Sacred Kingship in World History: Between Immanence and Transcendence, an interdisciplinary volume of essays co-edited by A, Azfar Moin and Alan Strathern, has just been published by Columbia University Press (2022). It is the result of a conference hosted at the Centre in 2019: Centre hosts 'Sacred Kingship in World History' conference | Oxford Centre for Global History
Sacred kingship has been the most typical political form, in small-scale societies and in vast empires, for much of world history. This collaborative and interdisciplinary book recasts the relationship between religion and politics by exploring this institution in long-term and global comparative perspective. Editors A. Azfar Moin and Alan Strathern present a theoretical framework for understanding sacred kingship, which leading scholars reflect on and respond to in a series of essays.
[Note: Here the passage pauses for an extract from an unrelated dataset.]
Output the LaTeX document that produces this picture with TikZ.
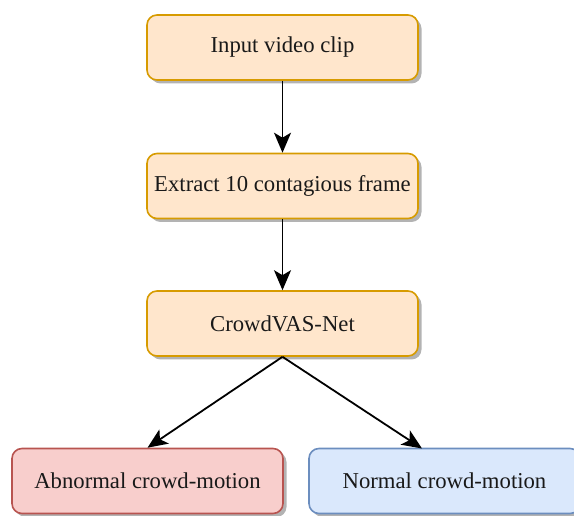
\documentclass[tikz,border=0pt]{standalone}
\usepackage{fontspec}
\setmainfont{Liberation Serif}
\usetikzlibrary{arrows.meta,shadows}

\definecolor{orangefill}{HTML}{FFE6CC}
\definecolor{orangeline}{HTML}{D79B00}
\definecolor{redfill}{HTML}{F8CECC}
\definecolor{redline}{HTML}{B85450}
\definecolor{bluefill}{HTML}{DAE8FC}
\definecolor{blueline}{HTML}{6C8EBF}
\definecolor{shadowgray}{HTML}{B3B3B3}

\tikzset{
  box/.style={rounded corners=10pt, line width=1.6pt, minimum width=271pt,
    minimum height=65pt, inner sep=0pt, text=black!90,
    font=\fontsize{22.7}{27}\selectfont,
    drop shadow={shadow xshift=3.5pt, shadow yshift=-3.5pt, fill=shadowgray, opacity=1}},
  stagebox/.style={box, draw=orangeline, fill=orangefill},
  abnormalbox/.style={box, draw=redline, fill=redfill},
  normalbox/.style={box, draw=blueline, fill=bluefill},
  flow/.style={line width=1.8pt, draw=black,
    -{Stealth[length=20pt, width=17pt, inset=5pt]}}
}

\begin{document}
\begin{tikzpicture}[x=1pt, y=-1pt]
  \useasboundingbox (0,0) rectangle (574,516);

  \node[stagebox] (clip) at (282.5,47.5) {Input video clip};
  \node[stagebox] (frames) at (282.5,186) {Extract 10 contagious frame};
  \node[stagebox] (net) at (282.5,323.5) {CrowdVAS-Net};
  \node[abnormalbox] (abnormal) at (147.5,481) {Abnormal crowd-motion};
  \node[normalbox] (normal) at (444.5,481) {Normal crowd-motion};

  \coordinate (normalin) at (422,448.5);

  \draw[flow] (clip) -- (frames);
  \draw[flow] (frames) -- (net);
  \draw[flow] (net.south) -- (abnormal.north);
  \draw[flow] (net.south) -- (normalin);
\end{tikzpicture}
\end{document}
After an essay by Marshall Sahlins that ranges from the Pacific to the Arctic, the book contains chapters on religion and kingship in settings as far-flung as ancient Egypt, classical Greece, medieval Islam, Mughal India, modern European drama, and ISIS. Sacred Kingship in World History sheds new light on how religion has constructed rulership, with implications spanning global history, religious studies, political theory, and anthropology.
Please visit Columbia University Press' webpage for the book here.
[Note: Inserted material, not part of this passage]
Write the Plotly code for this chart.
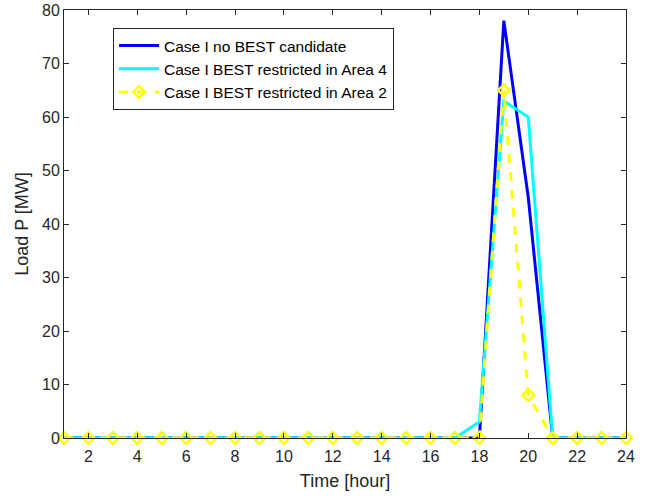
import plotly.graph_objects as go

hours = list(range(1, 25))
no_best = [0]*17 + [0, 78, 45, 0, 0, 0, 0]
area4 = [0]*17 + [3, 63, 60, 0, 0, 0, 0]
area2 = [0]*17 + [0, 65, 8, 0, 0, 0, 0]
names = ["Case I no BEST candidate", "Case I BEST restricted in Area 4", "Case I BEST restricted in Area 2"]

fig = go.Figure()
fig.add_trace(go.Scatter(x=hours, y=no_best, mode="lines", name=names[0],
                         line=dict(color="#0000ff", width=3), cliponaxis=False))
fig.add_trace(go.Scatter(x=hours, y=area4, mode="lines", name=names[1],
                         line=dict(color="#00ffff", width=3), cliponaxis=False))
fig.add_trace(go.Scatter(x=hours, y=area2, mode="lines+markers", name=names[2],
                         line=dict(color="#ffff00", width=3, dash="dash"),
                         marker=dict(symbol="diamond-open", size=9, color="#ffff00",
                                     line=dict(color="#ffff00", width=2.5)),
                         cliponaxis=False))

axis_common = dict(showline=True, linecolor="#262626", linewidth=1, mirror="ticks",
                   ticks="inside", ticklen=5, tickcolor="#262626", showgrid=False,
                   zeroline=False, automargin=False,
                   tickfont=dict(size=16, color="#262626"),
                   title_font=dict(size=18, color="#262626"))

fig.update_layout(
    width=654, height=500,
    margin=dict(l=64, r=28, t=10, b=62),
    plot_bgcolor="white", paper_bgcolor="white",
    font=dict(family="Liberation Sans, Arial, sans-serif", color="#262626"),
    xaxis=dict(range=[1, 24], tick0=0, dtick=2, ticklabelstandoff=4,
               title=dict(text="Time [hour]", standoff=10), **axis_common),
    yaxis=dict(range=[0, 80], tick0=0, dtick=10,
               title=dict(text="Load P [MW]", standoff=8), **axis_common),
    legend=dict(x=(113-64)/562, y=(438-28)/428, xanchor="left", yanchor="top",
                bgcolor="white", bordercolor="#262626", borderwidth=1,
                itemwidth=40,
                font=dict(size=15.5, color="black"), tracegroupgap=0),
    showlegend=True,
)

fig.write_html("out.html", post_script="document.body.style.margin='0';",
               config={"displayModeBar": False})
A. Azfar Moin is associate professor and chair of religious studies at the University of Texas at Austin. He is the author of The Millennial Sovereign: Sacred Kingship and Sainthood in Islam (Columbia, 2012).
Alan Strathern is associate professor of history at the University of Oxford and tutor and fellow at Brasenose College. His books include Unearthly Powers: Religious and Political Change in World History (2019).